Title: An Excursion in Probabilistic Hashing Techniques for Big Data

Speaker: Anshumali Shrivastava, Rice University

Abstract: Large scale machine learning and data mining applications are constantly dealing with datasets at TB scale and the anticipation is that soon it will reach PB levels. At this scale conventional algorithms fail and simple data mining operations such as search, learning, clustering, etc. become challenging In this talk, I will introduce probabilistic hashing techniques for large scale search and learning. I will show how the old hashing framework, originally meant for sub-linear search, can be converted into fast learning algorithms. I will talk about our recent success in constructing hash functions for dot product by making use of asymmetry. Such a construction is not possible in the conventional setting and was a known hard problem. I will further show the direct consequence of hashing inner products in speeding up popular learning algorithms. Later, I will discuss the recent improvements that I found in some decade old textbook hashing algorithms, which will include the fastest way of performing minwise hashing in practice. I will demonstrate the utility of the above techniques on various real applications including search, learning, collaborative filtering, record linkage, etc.

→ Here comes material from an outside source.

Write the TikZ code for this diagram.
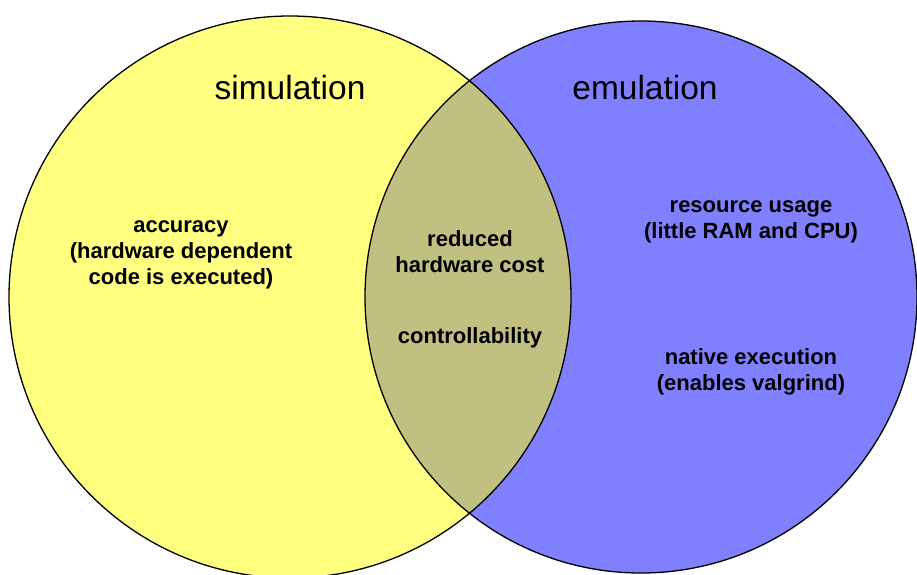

Bio: Anshumali Shrivastava is an Assistant Professor in the Department of Computer Science at Rice University with joint appointments in Statistics and ECE department. His broad research interests include large scale machine learning, randomized algorithms for big data systems and graph mining. His research on hashing inner products won Best Paper Award at NIPS 2014 while his work on representing graphs got the Best Paper Award at IEEE/ACM ASONAM 2014. He obtained his Ph. D. in computer science from Cornell University. Before joining Cornell, he worked as a scientist at FICO (Fair Isaac Corp.) research Bangalore, India. Anshumali did his bachelors and masters in mathematics and computing from Indian Institute of Technology (IIT) Kharagpur India.